Supplied information
────────

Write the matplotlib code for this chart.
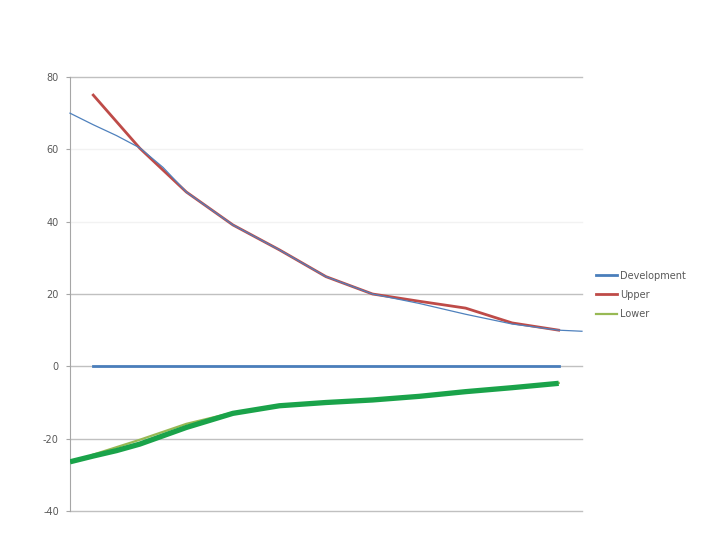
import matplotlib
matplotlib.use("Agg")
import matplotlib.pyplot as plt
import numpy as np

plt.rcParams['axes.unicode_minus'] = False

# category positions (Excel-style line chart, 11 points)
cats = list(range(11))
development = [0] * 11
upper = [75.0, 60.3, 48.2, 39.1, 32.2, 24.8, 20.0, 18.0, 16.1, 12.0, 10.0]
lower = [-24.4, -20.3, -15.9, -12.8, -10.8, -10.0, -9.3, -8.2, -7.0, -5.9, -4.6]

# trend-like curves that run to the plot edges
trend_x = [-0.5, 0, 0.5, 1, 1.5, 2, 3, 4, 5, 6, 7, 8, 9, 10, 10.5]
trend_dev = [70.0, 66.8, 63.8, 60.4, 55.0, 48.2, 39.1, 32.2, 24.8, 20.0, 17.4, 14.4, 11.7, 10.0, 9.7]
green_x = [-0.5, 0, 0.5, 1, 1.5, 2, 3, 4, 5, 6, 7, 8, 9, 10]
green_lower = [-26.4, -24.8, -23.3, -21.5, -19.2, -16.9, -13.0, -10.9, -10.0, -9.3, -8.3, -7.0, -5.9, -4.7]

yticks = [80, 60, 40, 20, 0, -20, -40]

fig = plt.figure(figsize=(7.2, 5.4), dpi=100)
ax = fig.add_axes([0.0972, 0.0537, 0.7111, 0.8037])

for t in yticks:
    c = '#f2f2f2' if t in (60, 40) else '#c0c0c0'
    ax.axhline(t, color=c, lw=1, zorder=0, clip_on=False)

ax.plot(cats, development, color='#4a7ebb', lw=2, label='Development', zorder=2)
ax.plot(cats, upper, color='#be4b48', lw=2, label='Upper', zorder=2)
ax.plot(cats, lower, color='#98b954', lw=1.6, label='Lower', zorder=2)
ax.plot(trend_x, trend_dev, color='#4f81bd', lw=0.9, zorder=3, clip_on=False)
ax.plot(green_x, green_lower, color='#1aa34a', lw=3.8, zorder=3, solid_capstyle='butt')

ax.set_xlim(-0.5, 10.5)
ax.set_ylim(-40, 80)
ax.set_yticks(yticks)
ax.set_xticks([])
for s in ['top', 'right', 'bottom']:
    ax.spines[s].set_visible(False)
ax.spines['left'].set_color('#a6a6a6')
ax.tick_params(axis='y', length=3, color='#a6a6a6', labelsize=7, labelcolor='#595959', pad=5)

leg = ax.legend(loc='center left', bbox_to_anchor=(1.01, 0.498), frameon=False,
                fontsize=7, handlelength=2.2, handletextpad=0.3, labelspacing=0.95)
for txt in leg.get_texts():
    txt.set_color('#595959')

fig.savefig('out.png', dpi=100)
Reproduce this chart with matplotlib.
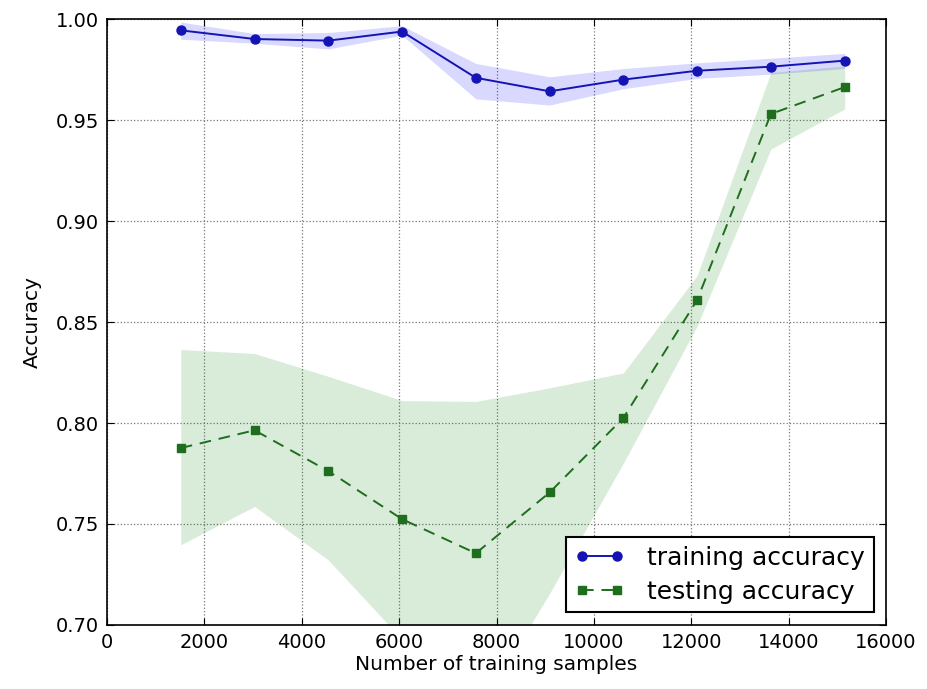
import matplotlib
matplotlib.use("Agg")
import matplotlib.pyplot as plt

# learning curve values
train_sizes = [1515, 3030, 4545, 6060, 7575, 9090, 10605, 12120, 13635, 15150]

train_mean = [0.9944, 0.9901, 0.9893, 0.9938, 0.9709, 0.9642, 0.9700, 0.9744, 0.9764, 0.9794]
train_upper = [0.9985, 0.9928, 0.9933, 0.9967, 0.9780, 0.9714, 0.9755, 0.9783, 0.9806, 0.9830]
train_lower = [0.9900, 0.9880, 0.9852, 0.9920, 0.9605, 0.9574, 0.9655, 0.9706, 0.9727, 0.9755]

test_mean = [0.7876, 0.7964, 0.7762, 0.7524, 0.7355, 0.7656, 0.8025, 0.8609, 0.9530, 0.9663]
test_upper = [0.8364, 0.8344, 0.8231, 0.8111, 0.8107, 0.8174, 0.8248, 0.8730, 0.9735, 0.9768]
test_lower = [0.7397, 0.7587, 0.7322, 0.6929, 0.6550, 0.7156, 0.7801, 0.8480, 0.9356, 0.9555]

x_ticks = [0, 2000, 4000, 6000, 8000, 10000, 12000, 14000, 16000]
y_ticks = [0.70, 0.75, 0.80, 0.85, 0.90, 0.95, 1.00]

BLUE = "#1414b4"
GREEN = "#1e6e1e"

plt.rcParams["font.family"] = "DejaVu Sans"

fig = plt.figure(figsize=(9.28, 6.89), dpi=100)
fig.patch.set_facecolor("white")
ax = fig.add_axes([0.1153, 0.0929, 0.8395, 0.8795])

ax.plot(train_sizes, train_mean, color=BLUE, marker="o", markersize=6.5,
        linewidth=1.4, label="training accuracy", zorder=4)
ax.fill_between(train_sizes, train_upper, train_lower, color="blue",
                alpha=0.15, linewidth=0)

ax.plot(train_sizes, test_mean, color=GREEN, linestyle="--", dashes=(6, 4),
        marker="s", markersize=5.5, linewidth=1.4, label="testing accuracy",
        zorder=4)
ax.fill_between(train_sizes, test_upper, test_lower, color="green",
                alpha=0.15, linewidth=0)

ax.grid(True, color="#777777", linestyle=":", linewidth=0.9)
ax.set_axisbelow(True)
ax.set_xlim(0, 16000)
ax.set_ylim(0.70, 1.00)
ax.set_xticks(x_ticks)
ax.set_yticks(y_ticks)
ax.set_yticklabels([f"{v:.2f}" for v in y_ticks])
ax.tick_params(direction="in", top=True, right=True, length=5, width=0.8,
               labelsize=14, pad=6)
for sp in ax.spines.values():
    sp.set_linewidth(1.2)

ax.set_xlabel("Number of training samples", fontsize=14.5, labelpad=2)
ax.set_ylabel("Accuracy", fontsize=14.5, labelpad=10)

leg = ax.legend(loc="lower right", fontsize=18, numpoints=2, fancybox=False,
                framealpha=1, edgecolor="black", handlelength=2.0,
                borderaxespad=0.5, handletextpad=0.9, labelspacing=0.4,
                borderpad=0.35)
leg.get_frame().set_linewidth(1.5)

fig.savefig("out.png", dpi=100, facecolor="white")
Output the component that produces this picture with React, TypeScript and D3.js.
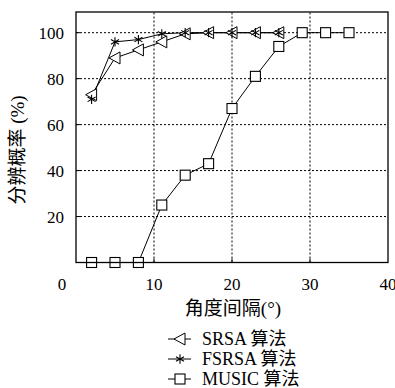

────────

Given instruction
Above are records with pictures; repeat the records exactly and leave the pictures out.

Solution below
Write the matplotlib code for this chart.
import matplotlib
matplotlib.use("Agg")
import matplotlib.pyplot as plt
import numpy as np

plt.rcParams['axes.unicode_minus'] = False

# category positions (Excel-style line chart, 11 points)
cats = list(range(11))
development = [0] * 11
upper = [75.0, 60.3, 48.2, 39.1, 32.2, 24.8, 20.0, 18.0, 16.1, 12.0, 10.0]
lower = [-24.4, -20.3, -15.9, -12.8, -10.8, -10.0, -9.3, -8.2, -7.0, -5.9, -4.6]

# trend-like curves that run to the plot edges
trend_x = [-0.5, 0, 0.5, 1, 1.5, 2, 3, 4, 5, 6, 7, 8, 9, 10, 10.5]
trend_dev = [70.0, 66.8, 63.8, 60.4, 55.0, 48.2, 39.1, 32.2, 24.8, 20.0, 17.4, 14.4, 11.7, 10.0, 9.7]
green_x = [-0.5, 0, 0.5, 1, 1.5, 2, 3, 4, 5, 6, 7, 8, 9, 10]
green_lower = [-26.4, -24.8, -23.3, -21.5, -19.2, -16.9, -13.0, -10.9, -10.0, -9.3, -8.3, -7.0, -5.9, -4.7]

yticks = [80, 60, 40, 20, 0, -20, -40]

fig = plt.figure(figsize=(7.2, 5.4), dpi=100)
ax = fig.add_axes([0.0972, 0.0537, 0.7111, 0.8037])

for t in yticks:
    c = '#f2f2f2' if t in (60, 40) else '#c0c0c0'
    ax.axhline(t, color=c, lw=1, zorder=0, clip_on=False)

ax.plot(cats, development, color='#4a7ebb', lw=2, label='Development', zorder=2)
ax.plot(cats, upper, color='#be4b48', lw=2, label='Upper', zorder=2)
ax.plot(cats, lower, color='#98b954', lw=1.6, label='Lower', zorder=2)
ax.plot(trend_x, trend_dev, color='#4f81bd', lw=0.9, zorder=3, clip_on=False)
ax.plot(green_x, green_lower, color='#1aa34a', lw=3.8, zorder=3, solid_capstyle='butt')

ax.set_xlim(-0.5, 10.5)
ax.set_ylim(-40, 80)
ax.set_yticks(yticks)
ax.set_xticks([])
for s in ['top', 'right', 'bottom']:
    ax.spines[s].set_visible(False)
ax.spines['left'].set_color('#a6a6a6')
ax.tick_params(axis='y', length=3, color='#a6a6a6', labelsize=7, labelcolor='#595959', pad=5)

leg = ax.legend(loc='center left', bbox_to_anchor=(1.01, 0.498), frameon=False,
                fontsize=7, handlelength=2.2, handletextpad=0.3, labelspacing=0.95)
for txt in leg.get_texts():
    txt.set_color('#595959')

fig.savefig('out.png', dpi=100)
Reproduce this chart with matplotlib.
import matplotlib
matplotlib.use("Agg")
import matplotlib.pyplot as plt

# learning curve values
train_sizes = [1515, 3030, 4545, 6060, 7575, 9090, 10605, 12120, 13635, 15150]

train_mean = [0.9944, 0.9901, 0.9893, 0.9938, 0.9709, 0.9642, 0.9700, 0.9744, 0.9764, 0.9794]
train_upper = [0.9985, 0.9928, 0.9933, 0.9967, 0.9780, 0.9714, 0.9755, 0.9783, 0.9806, 0.9830]
train_lower = [0.9900, 0.9880, 0.9852, 0.9920, 0.9605, 0.9574, 0.9655, 0.9706, 0.9727, 0.9755]

test_mean = [0.7876, 0.7964, 0.7762, 0.7524, 0.7355, 0.7656, 0.8025, 0.8609, 0.9530, 0.9663]
test_upper = [0.8364, 0.8344, 0.8231, 0.8111, 0.8107, 0.8174, 0.8248, 0.8730, 0.9735, 0.9768]
test_lower = [0.7397, 0.7587, 0.7322, 0.6929, 0.6550, 0.7156, 0.7801, 0.8480, 0.9356, 0.9555]

x_ticks = [0, 2000, 4000, 6000, 8000, 10000, 12000, 14000, 16000]
y_ticks = [0.70, 0.75, 0.80, 0.85, 0.90, 0.95, 1.00]

BLUE = "#1414b4"
GREEN = "#1e6e1e"

plt.rcParams["font.family"] = "DejaVu Sans"

fig = plt.figure(figsize=(9.28, 6.89), dpi=100)
fig.patch.set_facecolor("white")
ax = fig.add_axes([0.1153, 0.0929, 0.8395, 0.8795])

ax.plot(train_sizes, train_mean, color=BLUE, marker="o", markersize=6.5,
        linewidth=1.4, label="training accuracy", zorder=4)
ax.fill_between(train_sizes, train_upper, train_lower, color="blue",
                alpha=0.15, linewidth=0)

ax.plot(train_sizes, test_mean, color=GREEN, linestyle="--", dashes=(6, 4),
        marker="s", markersize=5.5, linewidth=1.4, label="testing accuracy",
        zorder=4)
ax.fill_between(train_sizes, test_upper, test_lower, color="green",
                alpha=0.15, linewidth=0)

ax.grid(True, color="#777777", linestyle=":", linewidth=0.9)
ax.set_axisbelow(True)
ax.set_xlim(0, 16000)
ax.set_ylim(0.70, 1.00)
ax.set_xticks(x_ticks)
ax.set_yticks(y_ticks)
ax.set_yticklabels([f"{v:.2f}" for v in y_ticks])
ax.tick_params(direction="in", top=True, right=True, length=5, width=0.8,
               labelsize=14, pad=6)
for sp in ax.spines.values():
    sp.set_linewidth(1.2)

ax.set_xlabel("Number of training samples", fontsize=14.5, labelpad=2)
ax.set_ylabel("Accuracy", fontsize=14.5, labelpad=10)

leg = ax.legend(loc="lower right", fontsize=18, numpoints=2, fancybox=False,
                framealpha=1, edgecolor="black", handlelength=2.0,
                borderaxespad=0.5, handletextpad=0.9, labelspacing=0.4,
                borderpad=0.35)
leg.get_frame().set_linewidth(1.5)

fig.savefig("out.png", dpi=100, facecolor="white")
Output the component that produces this picture with React, TypeScript and D3.js.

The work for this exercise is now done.